** START OF Data section **

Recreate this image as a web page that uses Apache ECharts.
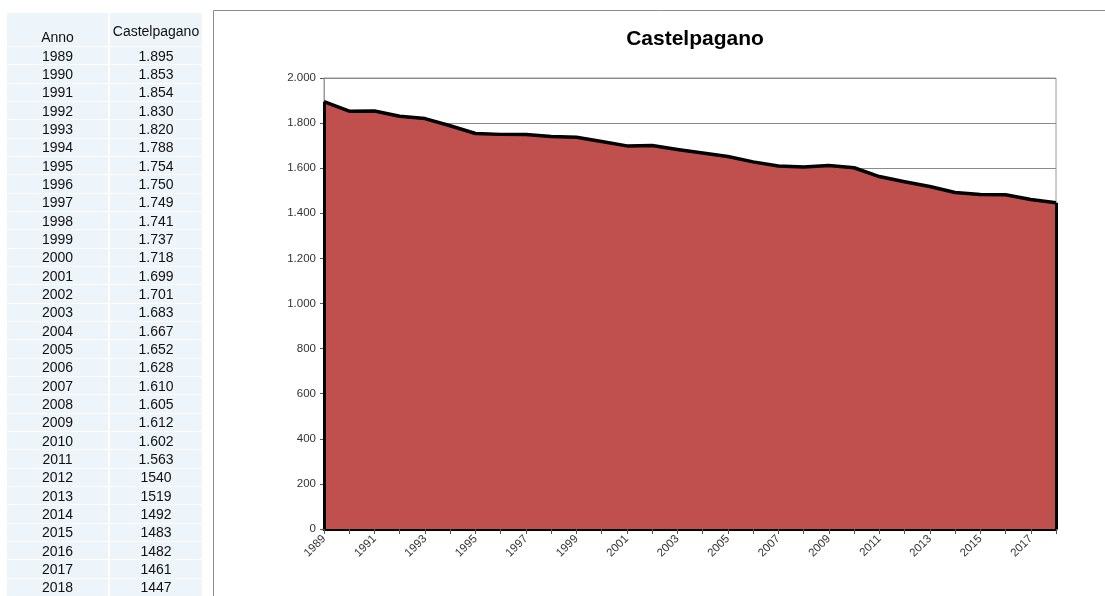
<!DOCTYPE html>
<html>
<head>
<meta charset="utf-8">
<script src="https://cdn.jsdelivr.net/npm/echarts@6/dist/echarts.min.js"></script>
<style>
  html, body { margin: 0; padding: 0; background: #fff; }
  #chart { position: absolute; left: 0; top: 0; width: 1105px; height: 596px; }
  #tbl { position: absolute; left: 7px; top: 13px; font-family: "Liberation Sans", Arial, sans-serif; font-size: 14px; color: #111; }
  .row { display: flex; }
  .cell { background: #edf4fa; border-bottom: 1px solid #fff; box-sizing: border-box; display: flex; justify-content: center; }
  .c1 { width: 101px; margin-right: 2px; }
  .c2 { width: 92px; }
  .head .cell { height: 34px; }
  .head .c1 { align-items: flex-end; padding-bottom: 1px; }
  .head .c2 { align-items: center; padding-top: 2px; }
  .data .cell { height: 18.34px; align-items: center; }
</style>
</head>
<body>
<div id="chart"></div>
<div id="tbl"></div>
<script>
// Resident population of Castelpagano, 1989-2018
const years = ['1989','1990','1991','1992','1993','1994','1995','1996','1997','1998',
               '1999','2000','2001','2002','2003','2004','2005','2006','2007','2008',
               '2009','2010','2011','2012','2013','2014','2015','2016','2017','2018'];
const population = [1895, 1853, 1854, 1830, 1820, 1788, 1754, 1750, 1749, 1741,
                    1737, 1718, 1699, 1701, 1683, 1667, 1652, 1628, 1610, 1605,
                    1612, 1602, 1563, 1540, 1519, 1492, 1483, 1482, 1461, 1447];
// Values as written in the table column (older rows use a thousands separator)
const tableText = ['1.895','1.853','1.854','1.830','1.820','1.788','1.754','1.750','1.749','1.741',
                   '1.737','1.718','1.699','1.701','1.683','1.667','1.652','1.628','1.610','1.605',
                   '1.612','1.602','1.563','1540','1519','1492','1483','1482','1461','1447'];
const seriesName = 'Castelpagano';
const yearHeader = 'Anno';

// Side table
const tbl = document.getElementById('tbl');
let html = '<div class="row head"><div class="cell c1">' + yearHeader + '</div><div class="cell c2">' + seriesName + '</div></div>';
years.forEach(function (y, i) {
  html += '<div class="row data"><div class="cell c1">' + y + '</div><div class="cell c2">' + tableText[i] + '</div></div>';
});
tbl.innerHTML = html;

function thousands(v) {
  return String(v).replace(/\B(?=(\d{3})+(?!\d))/g, '.');
}

const chart = echarts.init(document.getElementById('chart'), null, { renderer: 'canvas' });
const last = years.length - 1;
const edge = { lineStyle: { color: '#000', width: 3, type: 'solid' } };

chart.setOption({
  animation: false,
  textStyle: { fontFamily: 'Liberation Sans, Arial, sans-serif' },
  title: {
    text: seriesName,
    left: 690,
    top: 24,
    textAlign: 'center',
    textStyle: { fontSize: 21, fontWeight: 'bold', color: '#000', fontFamily: 'Liberation Sans, Arial, sans-serif' }
  },
  graphic: [
    { type: 'line', shape: { x1: 213.5, y1: 10.5, x2: 1105, y2: 10.5 }, style: { stroke: '#8c8c8c', lineWidth: 1 } },
    { type: 'line', shape: { x1: 213.5, y1: 10.5, x2: 213.5, y2: 596 }, style: { stroke: '#8c8c8c', lineWidth: 1 } }
  ],
  grid: {
    left: 324, right: 49, top: 78, bottom: 67,
    show: true, borderColor: '#9a9a9a', borderWidth: 1, backgroundColor: 'transparent'
  },
  xAxis: {
    type: 'category',
    data: years,
    boundaryGap: false,
    axisLine: { show: true, lineStyle: { color: '#000', width: 3 } },
    axisTick: { show: true, alignWithLabel: true, interval: 0, length: 5, lineStyle: { color: '#555' } },
    axisLabel: { interval: 1, rotate: 45, fontSize: 11.5, color: '#333', margin: 8 },
    splitLine: { show: false }
  },
  yAxis: {
    type: 'value',
    min: 0, max: 2000, interval: 200,
    axisLine: { show: true, lineStyle: { color: '#9a9a9a', width: 1 } },
    axisTick: { show: true, length: 4, lineStyle: { color: '#555' } },
    axisLabel: { fontSize: 11.5, color: '#333', margin: 8, formatter: thousands },
    splitLine: { show: true, lineStyle: { color: '#8a8a8a', width: 1 } }
  },
  series: [{
    name: seriesName,
    type: 'line',
    data: population,
    symbol: 'none',
    lineStyle: { color: '#000', width: 3.5, join: 'round' },
    areaStyle: { color: '#c0504d', opacity: 1 },
    markLine: {
      silent: true,
      symbol: 'none',
      label: { show: false },
      data: [
        [{ coord: [years[0], 0], ...edge }, { coord: [years[0], population[0]] }],
        [{ coord: [years[last], 0], ...edge }, { coord: [years[last], population[last]] }]
      ]
    }
  }]
});
</script>
</body>
</html>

** END OF Data section **

Write the lines above out again exactly, without any of their pictures.

Recreate this image as a web page that uses Apache ECharts.
<!DOCTYPE html>
<html>
<head>
<meta charset="utf-8">
<script src="https://cdn.jsdelivr.net/npm/echarts@6/dist/echarts.min.js"></script>
<style>
  html, body { margin: 0; padding: 0; background: #fff; }
  #chart { position: absolute; left: 0; top: 0; width: 1105px; height: 596px; }
  #tbl { position: absolute; left: 7px; top: 13px; font-family: "Liberation Sans", Arial, sans-serif; font-size: 14px; color: #111; }
  .row { display: flex; }
  .cell { background: #edf4fa; border-bottom: 1px solid #fff; box-sizing: border-box; display: flex; justify-content: center; }
  .c1 { width: 101px; margin-right: 2px; }
  .c2 { width: 92px; }
  .head .cell { height: 34px; }
  .head .c1 { align-items: flex-end; padding-bottom: 1px; }
  .head .c2 { align-items: center; padding-top: 2px; }
  .data .cell { height: 18.34px; align-items: center; }
</style>
</head>
<body>
<div id="chart"></div>
<div id="tbl"></div>
<script>
// Resident population of Castelpagano, 1989-2018
const years = ['1989','1990','1991','1992','1993','1994','1995','1996','1997','1998',
               '1999','2000','2001','2002','2003','2004','2005','2006','2007','2008',
               '2009','2010','2011','2012','2013','2014','2015','2016','2017','2018'];
const population = [1895, 1853, 1854, 1830, 1820, 1788, 1754, 1750, 1749, 1741,
                    1737, 1718, 1699, 1701, 1683, 1667, 1652, 1628, 1610, 1605,
                    1612, 1602, 1563, 1540, 1519, 1492, 1483, 1482, 1461, 1447];
// Values as written in the table column (older rows use a thousands separator)
const tableText = ['1.895','1.853','1.854','1.830','1.820','1.788','1.754','1.750','1.749','1.741',
                   '1.737','1.718','1.699','1.701','1.683','1.667','1.652','1.628','1.610','1.605',
                   '1.612','1.602','1.563','1540','1519','1492','1483','1482','1461','1447'];
const seriesName = 'Castelpagano';
const yearHeader = 'Anno';

// Side table
const tbl = document.getElementById('tbl');
let html = '<div class="row head"><div class="cell c1">' + yearHeader + '</div><div class="cell c2">' + seriesName + '</div></div>';
years.forEach(function (y, i) {
  html += '<div class="row data"><div class="cell c1">' + y + '</div><div class="cell c2">' + tableText[i] + '</div></div>';
});
tbl.innerHTML = html;

function thousands(v) {
  return String(v).replace(/\B(?=(\d{3})+(?!\d))/g, '.');
}

const chart = echarts.init(document.getElementById('chart'), null, { renderer: 'canvas' });
const last = years.length - 1;
const edge = { lineStyle: { color: '#000', width: 3, type: 'solid' } };

chart.setOption({
  animation: false,
  textStyle: { fontFamily: 'Liberation Sans, Arial, sans-serif' },
  title: {
    text: seriesName,
    left: 690,
    top: 24,
    textAlign: 'center',
    textStyle: { fontSize: 21, fontWeight: 'bold', color: '#000', fontFamily: 'Liberation Sans, Arial, sans-serif' }
  },
  graphic: [
    { type: 'line', shape: { x1: 213.5, y1: 10.5, x2: 1105, y2: 10.5 }, style: { stroke: '#8c8c8c', lineWidth: 1 } },
    { type: 'line', shape: { x1: 213.5, y1: 10.5, x2: 213.5, y2: 596 }, style: { stroke: '#8c8c8c', lineWidth: 1 } }
  ],
  grid: {
    left: 324, right: 49, top: 78, bottom: 67,
    show: true, borderColor: '#9a9a9a', borderWidth: 1, backgroundColor: 'transparent'
  },
  xAxis: {
    type: 'category',
    data: years,
    boundaryGap: false,
    axisLine: { show: true, lineStyle: { color: '#000', width: 3 } },
    axisTick: { show: true, alignWithLabel: true, interval: 0, length: 5, lineStyle: { color: '#555' } },
    axisLabel: { interval: 1, rotate: 45, fontSize: 11.5, color: '#333', margin: 8 },
    splitLine: { show: false }
  },
  yAxis: {
    type: 'value',
    min: 0, max: 2000, interval: 200,
    axisLine: { show: true, lineStyle: { color: '#9a9a9a', width: 1 } },
    axisTick: { show: true, length: 4, lineStyle: { color: '#555' } },
    axisLabel: { fontSize: 11.5, color: '#333', margin: 8, formatter: thousands },
    splitLine: { show: true, lineStyle: { color: '#8a8a8a', width: 1 } }
  },
  series: [{
    name: seriesName,
    type: 'line',
    data: population,
    symbol: 'none',
    lineStyle: { color: '#000', width: 3.5, join: 'round' },
    areaStyle: { color: '#c0504d', opacity: 1 },
    markLine: {
      silent: true,
      symbol: 'none',
      label: { show: false },
      data: [
        [{ coord: [years[0], 0], ...edge }, { coord: [years[0], population[0]] }],
        [{ coord: [years[last], 0], ...edge }, { coord: [years[last], population[last]] }]
      ]
    }
  }]
});
</script>
</body>
</html>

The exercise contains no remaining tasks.